In the last room of the show that elaborated on the body in states of rapture I chanced upon a work, The love play of Radha and Krsna (from Gita Govinda), ascribed to a master of the first generation after Nainsukh, c.1775-80 which reminded me of another miniature I saw during Asia week in New York, it was also of a Radha Krishna tryst in the moonlight. Similar, both were incredible in their sensuality. The image in the exhibition along with another image illustrated in the excellent catalogue where the lovers have exchanged their clothes, as well as body gestures and mannerism, alluding to the body’s possibility to completely lose the ‘self’ to the ‘other’, a transference enacted through rapturous love, are exhilarating. Amorphous desire is also at the heart of Alain Guiraudie’s thrilling film L’inconnu du lac (Stranger by the Lake, 2013). The entire movie unfolds at one location, a secluded lakeside in France, a gay cruising spot. Rarely, has a film lensed explicit sex and naked male bodies with such frankness. Gloriously shot in natural light, with a meaningful use of widescreen, precisely edited, Guiraudie engenders a tense atmosphere. Eroticism and danger, pain and pleasure, are made to mingle with one another, overlap and intertwine, with the results that are daring and riveting.

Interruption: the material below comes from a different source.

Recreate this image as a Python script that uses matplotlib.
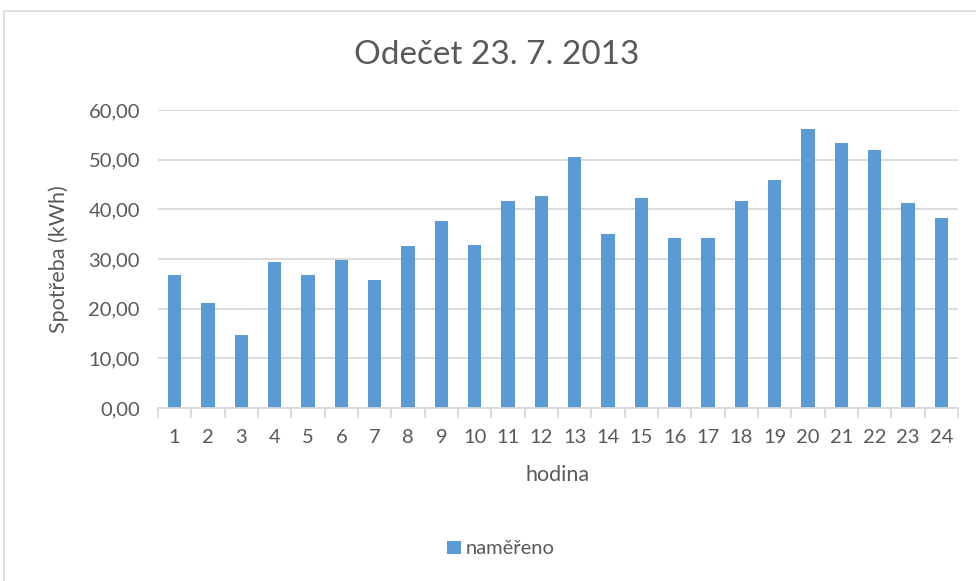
import numpy as np
import matplotlib

matplotlib.use("Agg")
import matplotlib.pyplot as plt
from matplotlib.patches import Rectangle
from matplotlib.ticker import FuncFormatter, FixedLocator

# hodnoty
hours = [str(h) for h in range(1, 25)]
consumption = [26.7, 21.1, 14.6, 29.4, 26.8, 29.7, 25.7, 32.7, 37.7, 32.8,
               41.7, 42.7, 50.6, 35.0, 42.3, 34.3, 34.2, 41.6, 45.9, 56.1,
               53.4, 51.9, 41.3, 38.3]
y_ticks = [0, 10, 20, 30, 40, 50, 60]

TEXT = "#595959"
GRID = "#d9d9d9"
BAR = "#5b9bd5"

plt.rcParams["font.family"] = ["Lato", "DejaVu Sans"]

fig = plt.figure(figsize=(9.76, 5.81), dpi=100)
fig.patches.append(Rectangle((4 / 976, -0.01), 1.0, 1 - 11 / 581 + 0.01,
                             transform=fig.transFigure, fill=False,
                             edgecolor=GRID, linewidth=1.2))

ax = fig.add_axes([158 / 976, 1 - 408 / 581, 800 / 976, 298 / 581])
x = np.arange(len(hours))
ax.bar(x, consumption, width=0.4, color=BAR, label="naměřeno", zorder=3)

ax.set_xlim(-0.5, len(hours) - 0.5)
ax.set_ylim(0, 60)
ax.yaxis.set_major_locator(FixedLocator(y_ticks))
ax.yaxis.set_major_formatter(FuncFormatter(lambda v, p: f"{v:.2f}".replace(".", ",")))
ax.grid(axis="y", color=GRID, linewidth=1.3, zorder=0)

ax.set_xticks(x)
ax.set_xticklabels(hours)
ax.set_xticks(np.arange(-0.5, len(hours)), minor=True)
ax.tick_params(axis="x", which="major", length=0, pad=15, labelsize=14.5, labelcolor=TEXT)
ax.tick_params(axis="x", which="minor", length=7, color=GRID, width=1.3)
ax.tick_params(axis="y", length=0, pad=13, labelsize=14.5, labelcolor=TEXT)

for s in ["top", "right", "left"]:
    ax.spines[s].set_visible(False)
ax.spines["bottom"].set_color(GRID)
ax.spines["bottom"].set_linewidth(1.3)
ax.spines["bottom"].set_zorder(4)

ax.set_xlabel("hodina", fontsize=15.5, color=TEXT, labelpad=14)
ax.set_ylabel("Spotřeba (kWh)", fontsize=15.5, color=TEXT, labelpad=14)
fig.text(497 / 976, 1 - 55 / 581, "Odečet 23. 7. 2013", ha="center", va="center",
         fontsize=24, color=TEXT)

fig.legend(loc="center", bbox_to_anchor=(501 / 976, 1 - 549 / 581), frameon=False,
           fontsize=14.5, labelcolor=TEXT, handlelength=0.65, handleheight=0.65,
           handletextpad=0.25)

fig.savefig("out.png", dpi=100)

As for 2014, fashion already has me there: Miuccia Prada offers a most seductive vision, at her Spring/Summer menswear presentation, with a set named ‘Menacing Paradise’. Prada’s tropical ideal was a dark place, full of threat, pitched just as the sun goes down, and the lurid lurks amongst the palm trees. We have a love story: men and women with a hint of sweat stalked around in luscious tropical prints, silken blousons and generously tailored trousers, to excerpts from the Body Heat soundtrack, only to be interrupted by Tangerine Dream. Sultry and sexy, but probably the greatest provocation for the coming year, or rather for any year was rendered by the irrepressible Rei Kawakubo at Comme des Garçons during the women’s Spring/Summer 14 presentations. Of the show, Kawakubo’s husband Adrian Joffe explained, that she could not think of anything new, so she decided not to make any clothes. What audience members were left to mull was a series of elaborate creations, that walked down an elevated runway, under a swinging single spotlight, each to their own individual piece of music. Audacious, and extraordinary. Perhaps, every so often we need to clear the decks, to really challenge ourselves.